What you have to do:
Render the material again word for word, skipping the pictures in it.

Material provided:
····················

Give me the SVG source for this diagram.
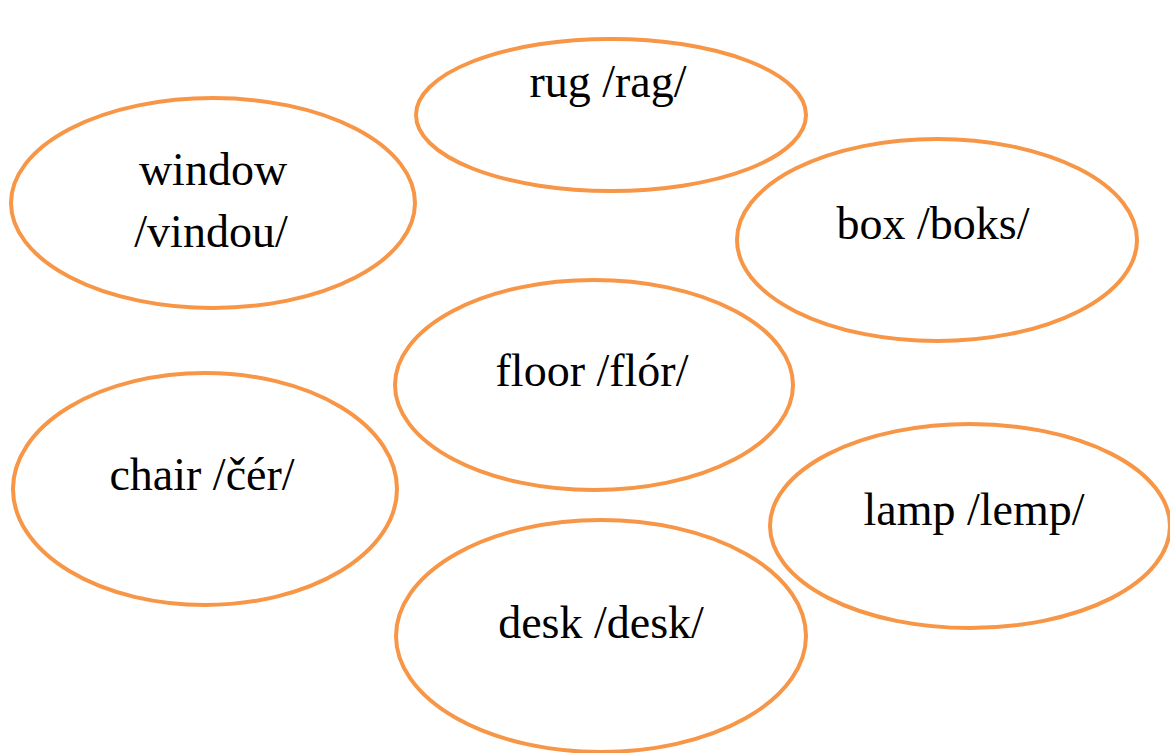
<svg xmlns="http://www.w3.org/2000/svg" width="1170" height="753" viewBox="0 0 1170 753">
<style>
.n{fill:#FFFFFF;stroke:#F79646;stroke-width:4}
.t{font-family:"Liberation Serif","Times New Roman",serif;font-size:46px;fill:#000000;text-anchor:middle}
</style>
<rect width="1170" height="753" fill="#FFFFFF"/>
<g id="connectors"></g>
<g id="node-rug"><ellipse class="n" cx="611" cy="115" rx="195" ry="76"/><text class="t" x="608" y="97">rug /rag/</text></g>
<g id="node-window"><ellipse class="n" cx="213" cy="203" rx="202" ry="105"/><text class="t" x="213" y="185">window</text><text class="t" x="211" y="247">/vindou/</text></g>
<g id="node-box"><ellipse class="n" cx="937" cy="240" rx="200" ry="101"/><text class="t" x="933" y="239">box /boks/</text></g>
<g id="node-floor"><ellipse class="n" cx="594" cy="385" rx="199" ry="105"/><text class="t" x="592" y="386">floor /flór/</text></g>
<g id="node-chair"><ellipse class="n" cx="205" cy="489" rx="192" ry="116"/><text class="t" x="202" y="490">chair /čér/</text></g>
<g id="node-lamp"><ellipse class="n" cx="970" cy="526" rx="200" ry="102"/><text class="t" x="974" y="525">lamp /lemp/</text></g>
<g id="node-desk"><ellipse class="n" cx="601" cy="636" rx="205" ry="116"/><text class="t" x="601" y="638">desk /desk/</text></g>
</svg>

····················

Result of the task:
Give me the SVG source for this diagram.
<svg xmlns="http://www.w3.org/2000/svg" width="1170" height="753" viewBox="0 0 1170 753">
<style>
.n{fill:#FFFFFF;stroke:#F79646;stroke-width:4}
.t{font-family:"Liberation Serif","Times New Roman",serif;font-size:46px;fill:#000000;text-anchor:middle}
</style>
<rect width="1170" height="753" fill="#FFFFFF"/>
<g id="connectors"></g>
<g id="node-rug"><ellipse class="n" cx="611" cy="115" rx="195" ry="76"/><text class="t" x="608" y="97">rug /rag/</text></g>
<g id="node-window"><ellipse class="n" cx="213" cy="203" rx="202" ry="105"/><text class="t" x="213" y="185">window</text><text class="t" x="211" y="247">/vindou/</text></g>
<g id="node-box"><ellipse class="n" cx="937" cy="240" rx="200" ry="101"/><text class="t" x="933" y="239">box /boks/</text></g>
<g id="node-floor"><ellipse class="n" cx="594" cy="385" rx="199" ry="105"/><text class="t" x="592" y="386">floor /flór/</text></g>
<g id="node-chair"><ellipse class="n" cx="205" cy="489" rx="192" ry="116"/><text class="t" x="202" y="490">chair /čér/</text></g>
<g id="node-lamp"><ellipse class="n" cx="970" cy="526" rx="200" ry="102"/><text class="t" x="974" y="525">lamp /lemp/</text></g>
<g id="node-desk"><ellipse class="n" cx="601" cy="636" rx="205" ry="116"/><text class="t" x="601" y="638">desk /desk/</text></g>
</svg>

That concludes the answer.